* Start *

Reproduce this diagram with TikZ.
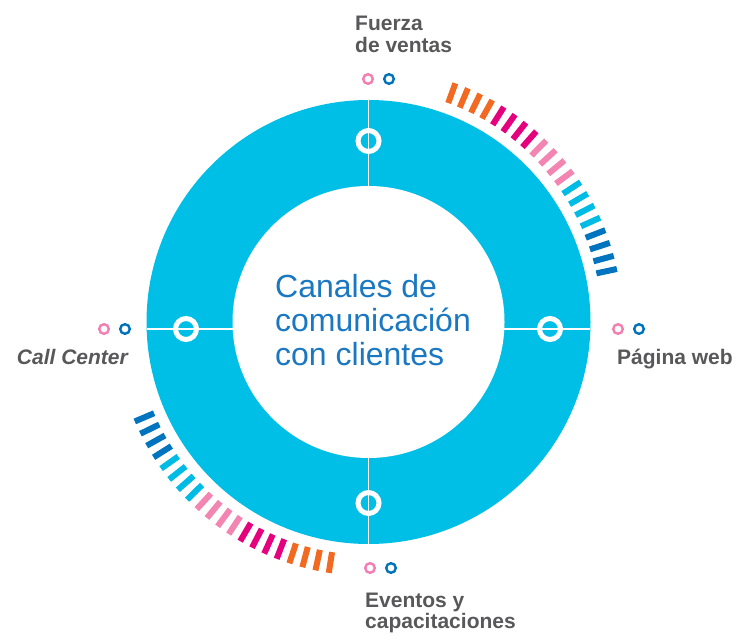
\documentclass[tikz,border=0pt]{standalone}
\usepackage{fontspec}
\setmainfont{Liberation Sans}
\definecolor{RingCyan}{HTML}{00BFE7}
\definecolor{LabelGray}{HTML}{58585A}
\definecolor{TitleBlue}{HTML}{1A78C2}
\definecolor{DotPink}{HTML}{F37EB1}
\definecolor{DotBlue}{HTML}{0072BC}
\definecolor{tick0}{HTML}{F26A22}
\definecolor{tick1}{HTML}{E5007D}
\definecolor{tick2}{HTML}{F385B3}
\definecolor{tick3}{HTML}{00BCE4}
\definecolor{tick4}{HTML}{0074BE}
\usetikzlibrary{positioning, calc}

\begin{document}
\begin{tikzpicture}[x=1pt, y=1pt,
  lbl/.style={font=\bfseries\fontsize{21}{22}\selectfont, text=LabelGray,
              align=left, inner sep=0pt},
  title/.style={font=\fontsize{32}{34}\selectfont, text=TitleBlue,
                align=left, inner sep=0pt},
  divider/.style={white, line width=1.8pt},
  marker/.style={draw=white, line width=5pt},
  dot/.style={line width=2.4pt},
  tickmark/.style={line width=6pt},
]
  \useasboundingbox (0,0) rectangle (741,635);
  \coordinate (c) at (368.5,313);

  % ring
  \fill[RingCyan] (c) circle[radius=222];
  \draw[divider] (368.5,91) -- (368.5,535);
  \draw[divider] (146.6,306) -- (590.4,306);
  \fill[white] (c) circle[radius=136];

  % channel markers on the ring
  \draw[marker] (368.5,494) circle[radius=10.5];
  \draw[marker] (368.5,132) circle[radius=10.5];
  \draw[marker] (186,306) circle[radius=10.5];
  \draw[marker] (550,306) circle[radius=10.5];

  % tick arcs
  \foreach \i in {0,...,19} {
    \pgfmathtruncatemacro{\k}{\i/4}
    \draw[tickmark, tick\k] ($(c)+(70-3.05*\i:233)$) -- ($(c)+(70-3.05*\i:254)$);
    \draw[tickmark, tick\k] ($(c)+(261-3.05*\i:233)$) -- ($(c)+(261-3.05*\i:254)$);
  }

  % small dots
  \foreach \x/\y in {368/556, 104/306, 618/306, 370/67} {
    \draw[dot, DotPink] (\x,\y) circle[radius=4.8];
    \draw[dot, DotBlue] (\x+21,\y) circle[radius=4.8];
  }

  \node[title, anchor=north west] (center) at (275,361)
    {Canales de\\comunicación\\con clientes};
  \node[lbl, anchor=north west] (fuerza) at (355,619) {Fuerza\\de ventas};
  \node[lbl, anchor=base east, font=\bfseries\itshape\fontsize{21}{22}\selectfont]
    (call) at (128,270) {Call Center};
  \node[lbl, anchor=base west] (web) at (617,270) {Página web};
  \node[lbl, anchor=north west, font=\bfseries\fontsize{21}{21}\selectfont]
    (eventos) at (365,42) {Eventos y\\capacitaciones};
\end{tikzpicture}
\end{document}
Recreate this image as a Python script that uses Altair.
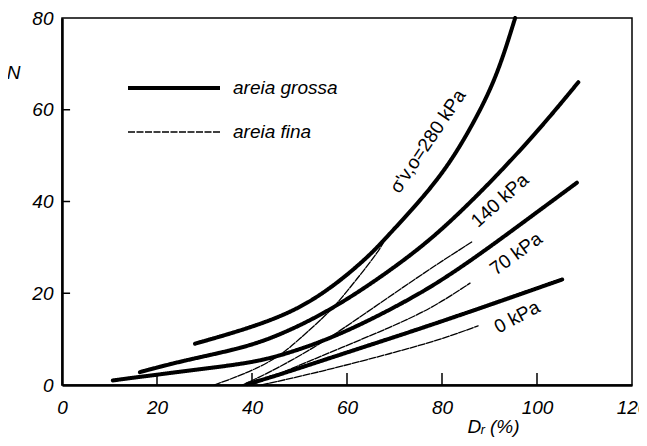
import altair as alt
import pandas as pd

# ---- data ----
# areia grossa (thick solid)
dr_g280 = [28, 37.5, 45, 51.5, 58.5, 64.8, 67.6, 76, 81.7, 86.6, 91.5, 95.4]
n_g280 = [9, 11.8, 14.5, 17.6, 22.6, 28.3, 31.4, 40.8, 48.4, 57, 67, 80]
dr_g140 = [16.4, 25, 37.5, 45, 55, 65.5, 75.4, 82.4, 90.8, 100.6, 108.7]
n_g140 = [2.8, 5.2, 7.9, 10.5, 15.4, 22.3, 29.8, 36.2, 44.8, 55.8, 66]
dr_g70 = [10.7, 24.8, 37.5, 45.2, 58.5, 72.6, 79.6, 88, 99.9, 108.4]
n_g70 = [1, 2.9, 4.5, 6.0, 10.8, 18.3, 22.6, 28.5, 37.6, 44.1]
dr_g0 = [39, 44.5, 58.5, 72.6, 88, 105.3]
n_g0 = [0.2, 1.8, 6.6, 11.3, 16.7, 23]
# areia fina (thin dashed)
dr_f280 = [32, 38, 45.2, 50, 55, 57.8, 62, 66.6, 68.6]
n_f280 = [0, 2.2, 5.7, 10, 14.7, 17.6, 23, 29, 32.7]
dr_f140 = [38, 45, 53.6, 58.5, 69, 78, 86.3]
n_f140 = [0, 3.4, 8.5, 11.8, 19.3, 25.7, 31.2]
dr_f70 = [40, 50, 58.5, 69, 78, 85.9]
n_f70 = [0, 4.3, 8.0, 12.5, 16.8, 22.2]
dr_f0 = [42, 51.5, 58.5, 69, 80, 87.6]
n_f0 = [0, 2.2, 4.0, 6.8, 10, 12.9]

tipos = ["areia grossa", "areia fina"]
x_ticks = [0, 20, 40, 60, 80, 100, 120]
y_ticks = [0, 20, 40, 60, 80]
x_inner_ticks = [20, 40, 60, 80, 100]
y_inner_ticks = [20, 40, 60]

label_text = ["σ'v,o=280 kPa", "140 kPa", "70 kPa", "0 kPa"]
label_dr = [77, 92.2, 95.6, 95.8]
label_n = [53.1, 40.2, 28.6, 14.8]
label_angle = [304, 318, 324, 332]

series = [
    ("g280", tipos[0], dr_g280, n_g280), ("g140", tipos[0], dr_g140, n_g140),
    ("g70", tipos[0], dr_g70, n_g70), ("g0", tipos[0], dr_g0, n_g0),
    ("f280", tipos[1], dr_f280, n_f280), ("f140", tipos[1], dr_f140, n_f140),
    ("f70", tipos[1], dr_f70, n_f70), ("f0", tipos[1], dr_f0, n_f0),
]
rows = []
for name, tipo, xs_, ys_ in series:
    for i, (a, b) in enumerate(zip(xs_, ys_)):
        rows.append({"curve": name, "tipo": tipo, "Dr": a, "N": b, "i": i})
df = pd.DataFrame(rows)

FONT = "Liberation Sans"
FS = 19
xs = alt.Scale(domain=[0, 120], nice=False, zero=False)
ys = alt.Scale(domain=[0, 80], nice=False, zero=False)

legend = alt.Legend(title=None, orient="none", legendX=64, legendY=48,
                    symbolType="stroke", symbolSize=8464,
                    clipHeight=44, rowPadding=0, padding=0,
                    labelFont=FONT, labelFontSize=FS,
                    labelFontStyle="italic", labelColor="black",
                    labelOffset=11, symbolStrokeColor="black")

lines = alt.Chart(df).mark_line(interpolate="basis", color="black", strokeCap="round").encode(
    x=alt.X("Dr:Q", scale=xs, axis=alt.Axis(
        values=x_ticks, title="Dᵣ (%)", titleX=431, titleY=47, titleAlign="center",
        titleBaseline="alphabetic",
        titleFont=FONT, titleFontSize=FS, titleFontStyle="italic", titleFontWeight="normal",
        labelFont=FONT, labelFontSize=FS, labelFontStyle="italic", labelPadding=13,
        ticks=False, tickSize=0, grid=False, domainColor="black", domainWidth=2.5,
        labelColor="black", titleColor="black", labelFlush=False)),
    y=alt.Y("N:Q", scale=ys, axis=alt.Axis(
        values=y_ticks, title="N", titleAngle=0, titleX=-49, titleY=54, titleAlign="center",
        titleBaseline="middle",
        titleFont=FONT, titleFontSize=FS, titleFontStyle="italic", titleFontWeight="normal",
        labelFont=FONT, labelFontSize=FS, labelFontStyle="italic", labelPadding=9,
        ticks=False, tickSize=0, grid=False, domainColor="black", domainWidth=2.5,
        labelColor="black", titleColor="black", labelFlush=False)),
    detail="curve:N",
    order="i:Q",
    strokeDash=alt.StrokeDash("tipo:N", scale=alt.Scale(domain=tipos, range=[[1, 0], [7, 1.5]]),
                              legend=legend),
    strokeWidth=alt.StrokeWidth("tipo:N", scale=alt.Scale(domain=tipos, range=[4, 1.3]),
                                legend=legend),
)

xt = alt.Chart(pd.DataFrame({"v": x_inner_ticks})).mark_rule(color="black", strokeWidth=1.5).encode(
    x=alt.X("v:Q", scale=xs), y=alt.datum(0, scale=ys), y2=alt.datum(2.6))
yt = alt.Chart(pd.DataFrame({"v": y_inner_ticks})).mark_rule(color="black", strokeWidth=1.5).encode(
    y=alt.Y("v:Q", scale=ys), x=alt.datum(0, scale=xs), x2=alt.datum(1.7))

lab = alt.Chart(pd.DataFrame({"t": label_text, "x": label_dr, "y": label_n, "a": label_angle})).mark_text(
    font=FONT, fontSize=FS, color="black", align="center", baseline="middle").encode(
    x=alt.X("x:Q", scale=xs), y=alt.Y("y:Q", scale=ys), text="t:N", angle=alt.Angle("a:Q", scale=None))

chart = alt.layer(lines, xt, yt, lab).properties(
    width=570, height=367,
    autosize=alt.AutoSizeParams(type="none"),
    padding={"left": 54, "top": 10, "right": 7, "bottom": 53},
).configure_view(stroke="black", strokeWidth=1.5)

chart.save("out.html", embed_options={"renderer": "svg", "actions": False})
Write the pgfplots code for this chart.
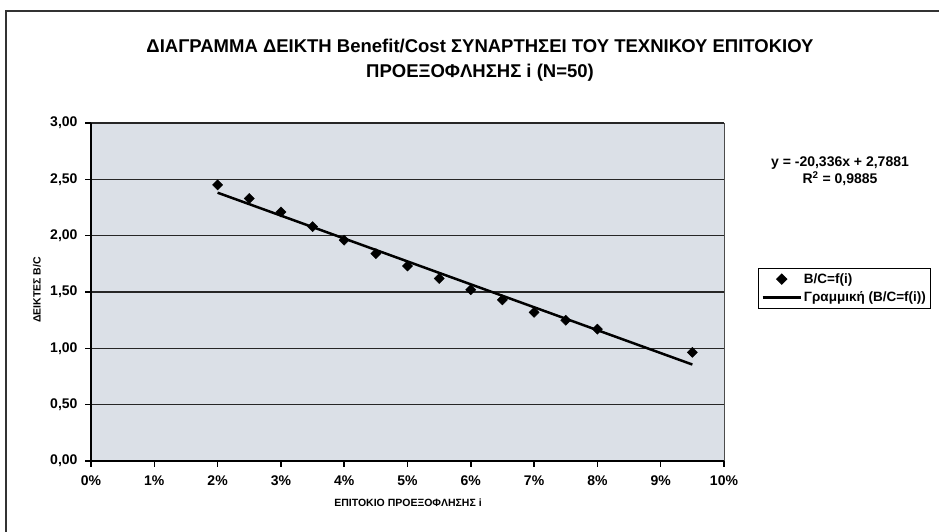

* End *

EXERCISE: Without the pictures, write out the lines from the beginning of the entries through the line with "(c) at (368.5,313);".

FULL SOLUTION:
Reproduce this diagram with TikZ.
\documentclass[tikz,border=0pt]{standalone}
\usepackage{fontspec}
\setmainfont{Liberation Sans}
\definecolor{RingCyan}{HTML}{00BFE7}
\definecolor{LabelGray}{HTML}{58585A}
\definecolor{TitleBlue}{HTML}{1A78C2}
\definecolor{DotPink}{HTML}{F37EB1}
\definecolor{DotBlue}{HTML}{0072BC}
\definecolor{tick0}{HTML}{F26A22}
\definecolor{tick1}{HTML}{E5007D}
\definecolor{tick2}{HTML}{F385B3}
\definecolor{tick3}{HTML}{00BCE4}
\definecolor{tick4}{HTML}{0074BE}
\usetikzlibrary{positioning, calc}

\begin{document}
\begin{tikzpicture}[x=1pt, y=1pt,
  lbl/.style={font=\bfseries\fontsize{21}{22}\selectfont, text=LabelGray,
              align=left, inner sep=0pt},
  title/.style={font=\fontsize{32}{34}\selectfont, text=TitleBlue,
                align=left, inner sep=0pt},
  divider/.style={white, line width=1.8pt},
  marker/.style={draw=white, line width=5pt},
  dot/.style={line width=2.4pt},
  tickmark/.style={line width=6pt},
]
  \useasboundingbox (0,0) rectangle (741,635);
  \coordinate (c) at (368.5,313);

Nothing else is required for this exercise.